Однако одного только плавного поворота смысла вокруг собственной оси мало для образования смысловой омбилики: необходимо еще, чтобы устойчивая ось узуса изогнулась и замкнулась на себя, не поломавшись при этом, но сохранив внутреннее напряжение непокорствующего изгиба, а для этого подходящим средством являются три разных «Я» – «Я» говорящего, «Я» говорящее и «Я» в качестве логического подлежащего в предложении, –  которые действуют так же, как три вершины гипоциклоиды в правиле образования пространственной омбилики. Осталось решить вопрос о том, почему неизбежно загадывается некое четвертое «Я», основное предназначение которого будто и состоит только в том, чтобы быть непрерывно загадываемым и длиться своей загадочностью.

Н.В.Исаева, исследуя позицию веданты Гаудапады и Бхартрихари по отношению к творческой природе речи, отметила, что «первые три точки представляют своего рода расщепление внутри уже развернутой Речи: оставаясь абсолютным субъектом, абсолютным «я» в диалоге, она вместе с тем обращается к своему собеседнику, то есть к некоему абсолютному «ты», тогда как сам разговор касается отсутствующего «третьего лица», или предмета беседы. Тогда четвертый элемент должен обозначать изначальную ступень Речи свернутой – ту ее ступень, которая всегда остается за пределами диалога, молчаливо поддерживая и наполняя этот диалог изнутри» [11, с.110] .

Этих доводов достаточно для того, чтобы понять, почему мы выбрали загадочно молчащее четвертое «я» и трехстороннюю фигуру с четырьмя  функционально разными поверхностями.

Постараюсь решиться ещё раз на то вопросительное высказывание, которое удается сделать на основании изначального катастрофического изгиба открытого, как вопрос, смысла жизни (если, конечно, превратить абзацевый отступ в вариативную, значащую структуру).

Это вечно молчащее "я",

    которому "я" говорящее –  

        которого формально-логическое "я" предложения

               (которое я сейчас пишу)

        не переносит –

   вменяет в обязанность хоть как-то выглядеть,

стремится сейчас косвенно загадать себя молчаливыми пробелами в вопросе о  том, надо ли в конце этого  предложения ставить знак вопроса?

В размышляющем вопрошании образ «браслета омбилики» играет, примерно, ту же роль, что и модуляция в музыке или дистих в сонете.

Соглашаясь с оценкой постмодмодерна как игры «утонченной, интеллектуальной, не берущей себя слишком всерьез»,  мы, тем не менее, не обязаны разделять его восторженного состояния перед хаосом, как якобы единственной альтернативой субординационной форме упорядоченности. Не обязаны мы разделять и веры в то, что любой порядок означает неравноправность, несправедливость и покорно-бездумное следование раз и навсегда установленным правилам.

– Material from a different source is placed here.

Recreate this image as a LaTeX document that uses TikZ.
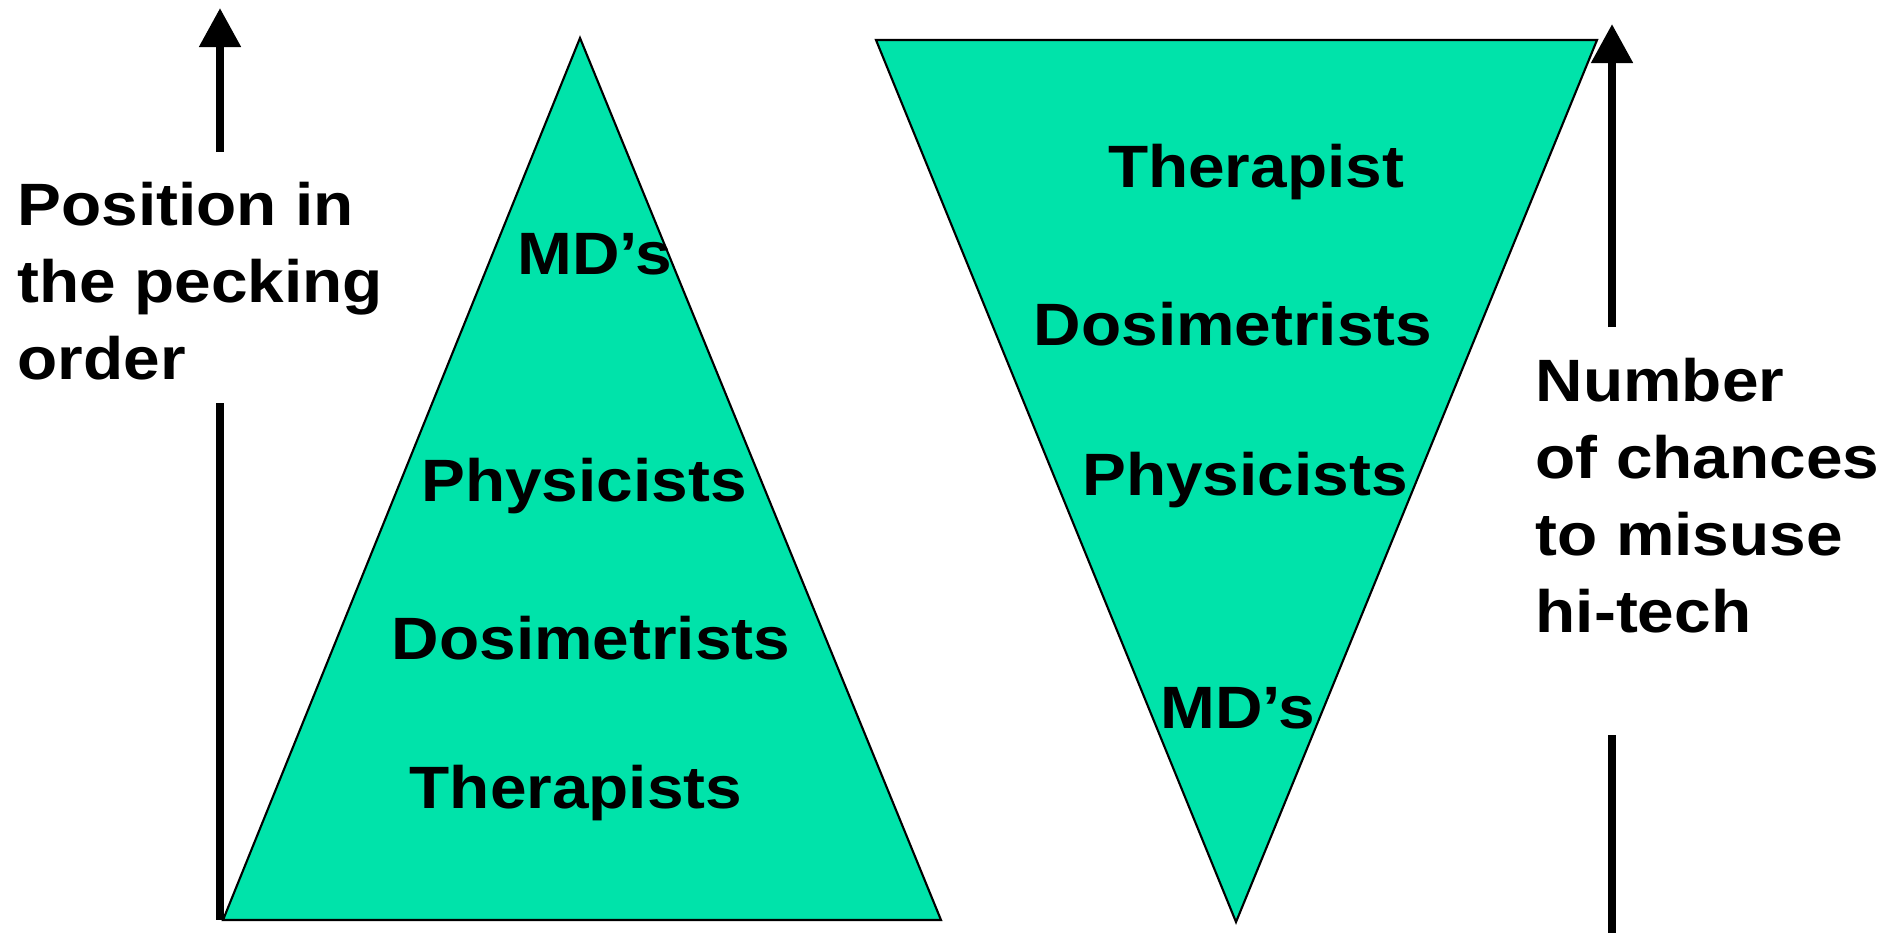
\documentclass[tikz,border=0pt]{standalone}
\usepackage{fontspec}
\setmainfont{Liberation Sans}[FakeStretch=1.1]
\usetikzlibrary{arrows.meta}
\usetikzlibrary{positioning}
\definecolor{pyramidgreen}{RGB}{0,227,170}

\begin{document}
\begin{tikzpicture}[x=0.01cm, y=-0.01cm,
		every node/.style={font=\fontsize{17}{21.9}\selectfont\bfseries, inner sep=0pt},
		tri/.style={fill=pyramidgreen, draw=black, line width=0.6pt},
		axis/.style={line width=2.3pt},
		axisarrow/.style={axis, -{Triangle[length=0.39cm, width=0.4cm]}}]
		\useasboundingbox (0,0) rectangle (1892,933);
		
		% pecking order
		\path[tri] (223,920) -- (580,38) -- (941,920) -- cycle;
		\node (mdl) at (595,254) {MD’s};
		\node (phl) at (584,486) {Physicists};
		\node (dol) at (591,638) {Dosimetrists};
		\node (thl) at (576,793) {Therapists};
		
		% chances
		\path[tri] (876,40) -- (1597,40) -- (1236,922) -- cycle;
		\node (thr) at (1256,172) {Therapist};
		\node (dor) at (1233,324) {Dosimetrists};
		\node (phr) at (1245,480) {Physicists};
		\node (mdr) at (1238,708) {MD’s};
		
		\coordinate (la1) at (220,152);
		\coordinate (la2) at (220,8);
		\coordinate (lb1) at (220,403);
		\coordinate (lb2) at (220,920);
		\draw[axisarrow] (la1) -- (la2);
		\draw[axis] (lb1) -- (lb2);
		\node[anchor=north west, align=left] (pos) at (17,181) {Position in\\the pecking\\order};
		
		\coordinate (ra1) at (1612,327);
		\coordinate (ra2) at (1612,24);
		\coordinate (rb1) at (1612,735);
		\coordinate (rb2) at (1612,933);
		\draw[axisarrow] (ra1) -- (ra2);
		\draw[axis] (rb1) -- (rb2);
		\node[anchor=north west, align=left] (num) at (1535,357) {Number\\of chances\\to misuse\\hi-tech};
	\end{tikzpicture}
\end{document}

Поэтическое размышление Г. В. Иванова не только отчетливо выражает опасность гибели вблизи точки катастрофы, но и косвенно загадывает её окрестность в качестве подлинного предмета и самого ценного материала для творчества, исход которого никогда не может быть предрешен заранее: взаимно искажающие отражения друг другом реальности, воображения и мысли не обязательно заканчиваются гибелью и могут оказаться взаимно преображающими. И прав Л. Шестов, утверждавший, что «только из этого материала следует выковывать подлинно философские вопросы» [12, с.169-170]. Например, так ли уж ошибочно будет засомневаться, задуматься и в самом названии статьи, как и в конце её, рискнуть спросить: как всё-таки эта статья должна называться?